##### Dataset entries #####

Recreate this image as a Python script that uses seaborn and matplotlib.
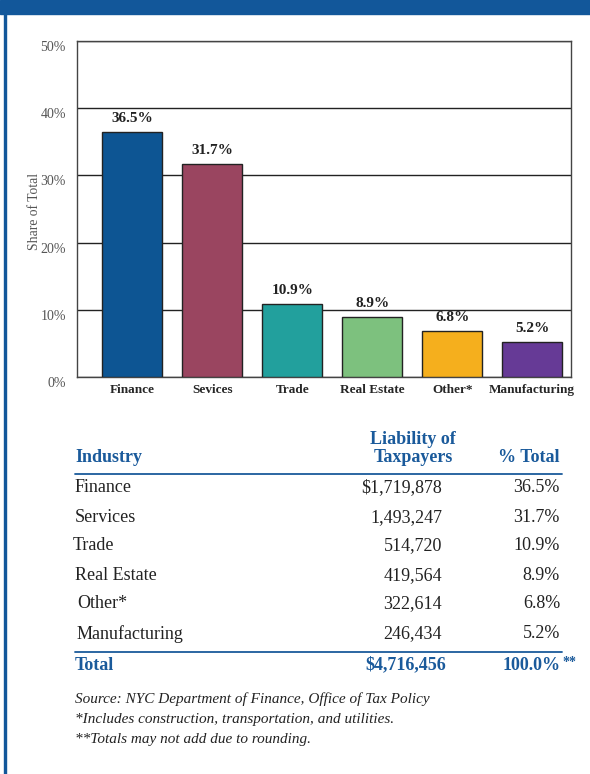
import matplotlib
matplotlib.use("Agg")
import matplotlib.pyplot as plt
import seaborn as sns
import pandas as pd
from matplotlib.patches import Rectangle
from matplotlib.lines import Line2D

# Business tax liability by industry
industries = ["Finance", "Sevices", "Trade", "Real Estate", "Other*", "Manufacturing"]
share_pct = [36.5, 31.7, 10.9, 8.9, 6.8, 5.2]
bar_colors = ["#0D5593", "#9A4560", "#22A09D", "#7DC17E", "#F5AF1D", "#663A96"]

table_rows = ["Finance", "Services", "Trade", "Real Estate", "Other*", "Manufacturing"]
liability = ["$1,719,878", "1,493,247", "514,720", "419,564", "322,614", "246,434"]
pct_total = ["36.5%", "31.7%", "10.9%", "8.9%", "6.8%", "5.2%"]
total_liability = "$4,716,456"
total_pct = "100.0%"
y_ticks = [0, 10, 20, 30, 40, 50]
y_tick_labels = ["0%", "10%", "20%", "30%", "40%", "50%"]
notes = ["Source: NYC Department of Finance, Office of Tax Policy",
         "*Includes construction, transportation, and utilities.",
         "**Totals may not add due to rounding."]

sns.set_style("white")
plt.rcParams["font.family"] = ["Liberation Serif", "DejaVu Serif"]

W, H = 590, 774
BLUE = "#1A5A9B"
fig = plt.figure(figsize=(W / 100, H / 100), dpi=100)


def px(x, y):
    return x / W, 1 - y / H


# page frame: top band and left rule
fig.patches.append(Rectangle((0, 1 - 14 / H), 1, 14 / H, transform=fig.transFigure,
                             color="#12579A", zorder=0))
fig.patches.append(Rectangle((4 / W, 0), 2.2 / W, 1, transform=fig.transFigure,
                             color="#12579A", zorder=0))

# bar chart
ax_l, ax_t, ax_r, ax_b = 77, 41, 571, 377
ax = fig.add_axes([ax_l / W, 1 - ax_b / H, (ax_r - ax_l) / W, (ax_b - ax_t) / H])
df = pd.DataFrame({"industry": industries, "share": share_pct})
sns.barplot(data=df, x="industry", y="share", hue="industry", palette=bar_colors,
            saturation=1, width=0.75, edgecolor="#222222", linewidth=1.0,
            legend=False, ax=ax, zorder=3)
ax.set_xlim(-0.69, 5.485)
ax.set_ylim(0, 50)
ax.set_yticks(y_ticks)
ax.set_yticklabels(y_tick_labels, fontsize=10, color="#555555", va="top")
ax.grid(axis="y", color="#222222", linewidth=1.0)
ax.set_axisbelow(True)
ax.tick_params(axis="both", length=0)
ax.tick_params(axis="y", pad=8)
ax.tick_params(axis="x", pad=5)
for lbl in ax.get_xticklabels():
    lbl.set_fontweight("bold")
    lbl.set_fontsize(9.5)
ax.set_xlabel("")
ax.set_ylabel("")
for s in ax.spines.values():
    s.set_color("#444444")
    s.set_linewidth(1.0)

for i, v in enumerate(share_pct):
    ax.annotate(f"{v}%", (i, v), xytext=(0, 5), textcoords="offset points",
                ha="center", va="bottom", fontsize=11, fontweight="bold", color="#222222")

fig.text(*px(34, 211), "Share of Total", rotation=90, ha="center", va="center",
         fontsize=9.8, color="#555555")

# data table
hdr = dict(fontsize=13, fontweight="bold", color=BLUE)
fig.text(*px(75, 458), "Industry", ha="left", va="center", **hdr)
fig.text(*px(413, 440), "Liability of", ha="center", va="center", **hdr)
fig.text(*px(413, 458), "Taxpayers", ha="center", va="center", **hdr)
fig.text(*px(560, 458), "% Total", ha="right", va="center", **hdr)
fig.add_artist(Line2D([75 / W, 562 / W], [1 - 474 / H] * 2, transform=fig.transFigure,
                      color=BLUE, linewidth=1.3))

row_y = [488, 518, 546, 576, 604, 634]
row_x = [75, 75, 73, 75, 77, 77]
for name, amt, pct, y, x in zip(table_rows, liability, pct_total, row_y, row_x):
    fig.text(*px(x, y), name, ha="left", va="center", fontsize=13, color="#222222")
    fig.text(*px(442, y), amt, ha="right", va="center", fontsize=13, color="#222222")
    fig.text(*px(560, y), pct, ha="right", va="center", fontsize=13, color="#222222")

fig.add_artist(Line2D([75 / W, 562 / W], [1 - 652 / H] * 2, transform=fig.transFigure,
                      color=BLUE, linewidth=1.3))
fig.text(*px(75, 665), "Total", ha="left", va="center", **hdr)
fig.text(*px(446, 665), total_liability, ha="right", va="center", **hdr)
fig.text(*px(561, 665), total_pct, ha="right", va="center", **hdr)
fig.text(*px(562, 662), "**", ha="left", va="center", fontsize=10, fontweight="bold",
         color=BLUE)

for k, note in enumerate(notes):
    fig.text(*px(75, 699 + 20 * k), note, ha="left", va="center", fontsize=11,
             style="italic", color="#222222")

fig.savefig("out.png", dpi=100)
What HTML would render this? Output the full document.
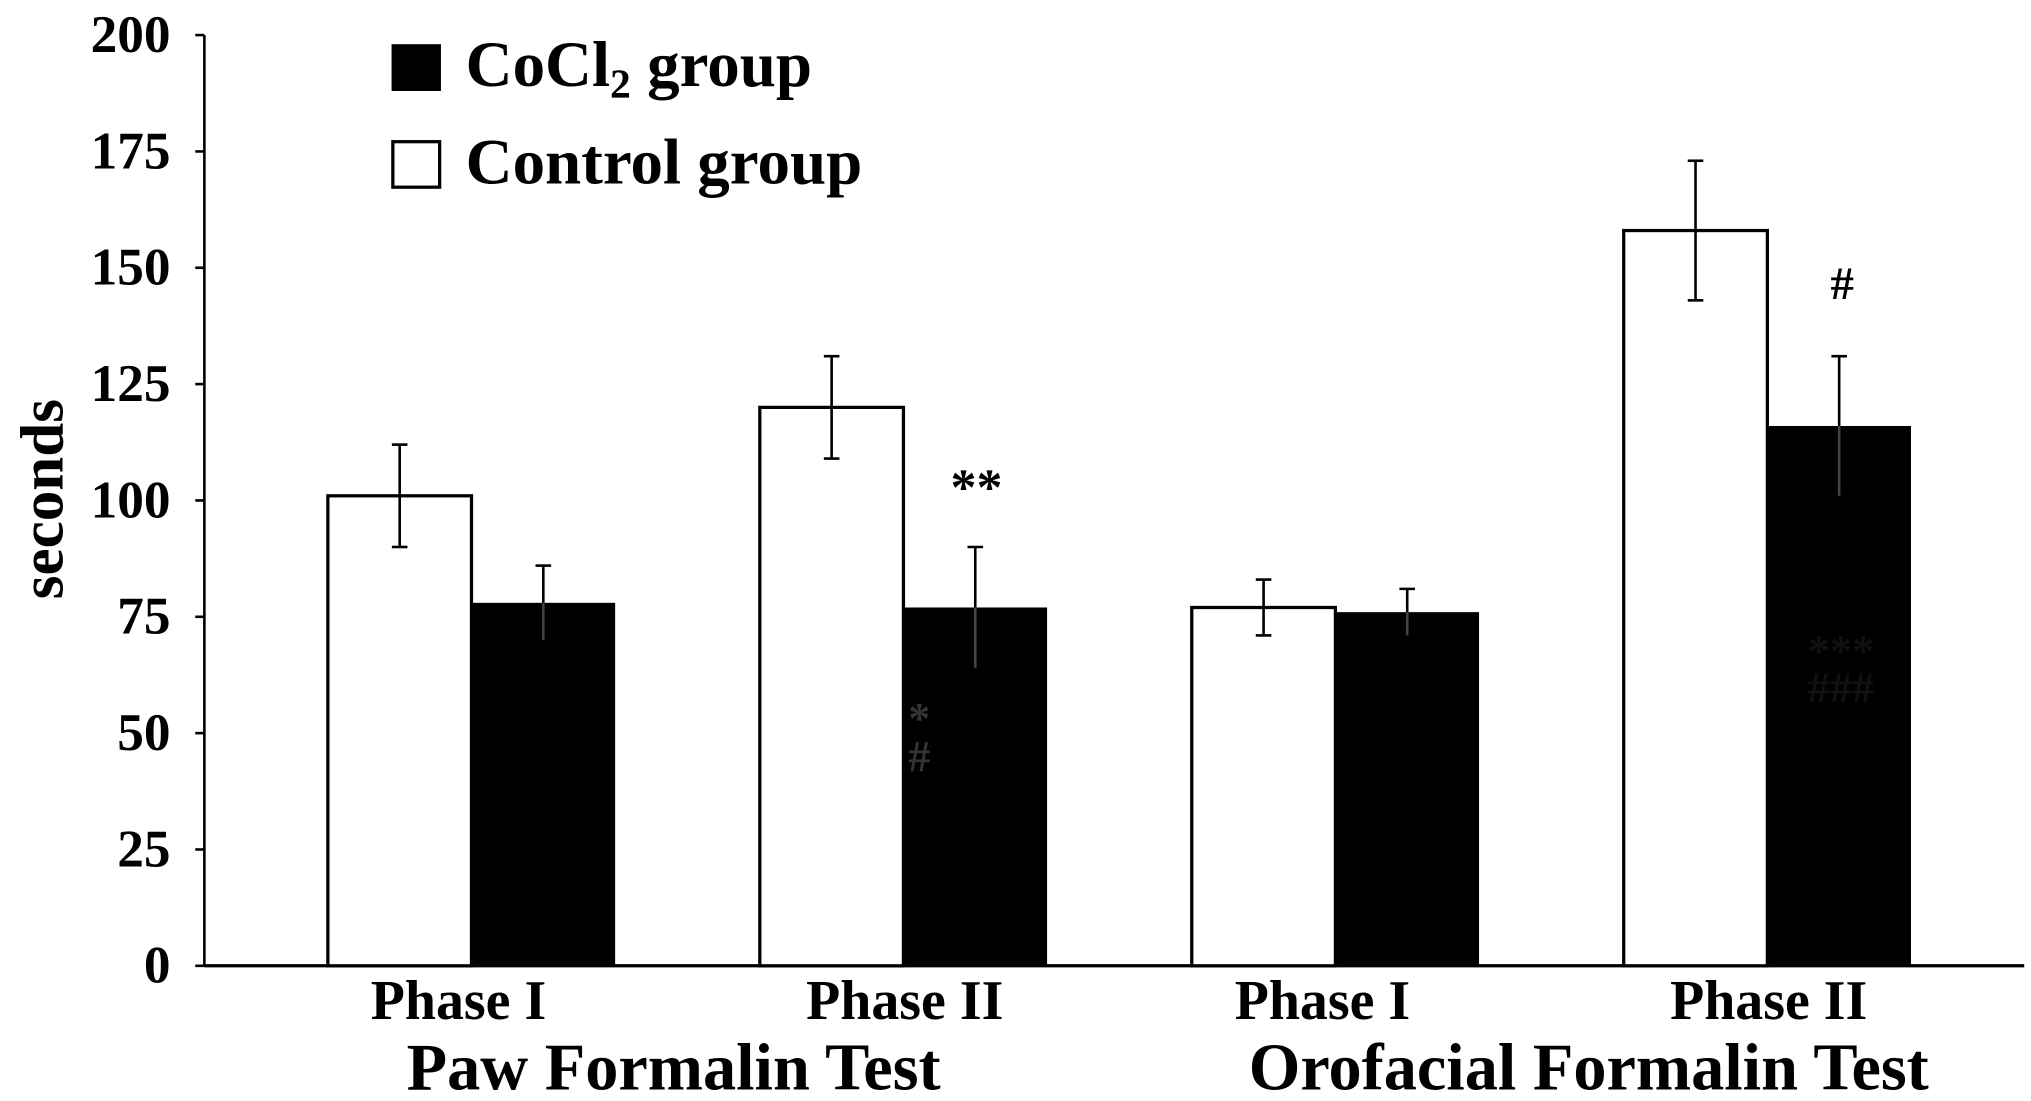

#####

Write out every entry again word for word, without any of the pictures.

Recreate this image as a Python script that uses seaborn and matplotlib.
import matplotlib
matplotlib.use("Agg")
import matplotlib.pyplot as plt
import seaborn as sns
import pandas as pd
from matplotlib.patches import Rectangle
from matplotlib.lines import Line2D

# Business tax liability by industry
industries = ["Finance", "Sevices", "Trade", "Real Estate", "Other*", "Manufacturing"]
share_pct = [36.5, 31.7, 10.9, 8.9, 6.8, 5.2]
bar_colors = ["#0D5593", "#9A4560", "#22A09D", "#7DC17E", "#F5AF1D", "#663A96"]

table_rows = ["Finance", "Services", "Trade", "Real Estate", "Other*", "Manufacturing"]
liability = ["$1,719,878", "1,493,247", "514,720", "419,564", "322,614", "246,434"]
pct_total = ["36.5%", "31.7%", "10.9%", "8.9%", "6.8%", "5.2%"]
total_liability = "$4,716,456"
total_pct = "100.0%"
y_ticks = [0, 10, 20, 30, 40, 50]
y_tick_labels = ["0%", "10%", "20%", "30%", "40%", "50%"]
notes = ["Source: NYC Department of Finance, Office of Tax Policy",
         "*Includes construction, transportation, and utilities.",
         "**Totals may not add due to rounding."]

sns.set_style("white")
plt.rcParams["font.family"] = ["Liberation Serif", "DejaVu Serif"]

W, H = 590, 774
BLUE = "#1A5A9B"
fig = plt.figure(figsize=(W / 100, H / 100), dpi=100)


def px(x, y):
    return x / W, 1 - y / H


# page frame: top band and left rule
fig.patches.append(Rectangle((0, 1 - 14 / H), 1, 14 / H, transform=fig.transFigure,
                             color="#12579A", zorder=0))
fig.patches.append(Rectangle((4 / W, 0), 2.2 / W, 1, transform=fig.transFigure,
                             color="#12579A", zorder=0))

# bar chart
ax_l, ax_t, ax_r, ax_b = 77, 41, 571, 377
ax = fig.add_axes([ax_l / W, 1 - ax_b / H, (ax_r - ax_l) / W, (ax_b - ax_t) / H])
df = pd.DataFrame({"industry": industries, "share": share_pct})
sns.barplot(data=df, x="industry", y="share", hue="industry", palette=bar_colors,
            saturation=1, width=0.75, edgecolor="#222222", linewidth=1.0,
            legend=False, ax=ax, zorder=3)
ax.set_xlim(-0.69, 5.485)
ax.set_ylim(0, 50)
ax.set_yticks(y_ticks)
ax.set_yticklabels(y_tick_labels, fontsize=10, color="#555555", va="top")
ax.grid(axis="y", color="#222222", linewidth=1.0)
ax.set_axisbelow(True)
ax.tick_params(axis="both", length=0)
ax.tick_params(axis="y", pad=8)
ax.tick_params(axis="x", pad=5)
for lbl in ax.get_xticklabels():
    lbl.set_fontweight("bold")
    lbl.set_fontsize(9.5)
ax.set_xlabel("")
ax.set_ylabel("")
for s in ax.spines.values():
    s.set_color("#444444")
    s.set_linewidth(1.0)

for i, v in enumerate(share_pct):
    ax.annotate(f"{v}%", (i, v), xytext=(0, 5), textcoords="offset points",
                ha="center", va="bottom", fontsize=11, fontweight="bold", color="#222222")

fig.text(*px(34, 211), "Share of Total", rotation=90, ha="center", va="center",
         fontsize=9.8, color="#555555")

# data table
hdr = dict(fontsize=13, fontweight="bold", color=BLUE)
fig.text(*px(75, 458), "Industry", ha="left", va="center", **hdr)
fig.text(*px(413, 440), "Liability of", ha="center", va="center", **hdr)
fig.text(*px(413, 458), "Taxpayers", ha="center", va="center", **hdr)
fig.text(*px(560, 458), "% Total", ha="right", va="center", **hdr)
fig.add_artist(Line2D([75 / W, 562 / W], [1 - 474 / H] * 2, transform=fig.transFigure,
                      color=BLUE, linewidth=1.3))

row_y = [488, 518, 546, 576, 604, 634]
row_x = [75, 75, 73, 75, 77, 77]
for name, amt, pct, y, x in zip(table_rows, liability, pct_total, row_y, row_x):
    fig.text(*px(x, y), name, ha="left", va="center", fontsize=13, color="#222222")
    fig.text(*px(442, y), amt, ha="right", va="center", fontsize=13, color="#222222")
    fig.text(*px(560, y), pct, ha="right", va="center", fontsize=13, color="#222222")

fig.add_artist(Line2D([75 / W, 562 / W], [1 - 652 / H] * 2, transform=fig.transFigure,
                      color=BLUE, linewidth=1.3))
fig.text(*px(75, 665), "Total", ha="left", va="center", **hdr)
fig.text(*px(446, 665), total_liability, ha="right", va="center", **hdr)
fig.text(*px(561, 665), total_pct, ha="right", va="center", **hdr)
fig.text(*px(562, 662), "**", ha="left", va="center", fontsize=10, fontweight="bold",
         color=BLUE)

for k, note in enumerate(notes):
    fig.text(*px(75, 699 + 20 * k), note, ha="left", va="center", fontsize=11,
             style="italic", color="#222222")

fig.savefig("out.png", dpi=100)
What HTML would render this? Output the full document.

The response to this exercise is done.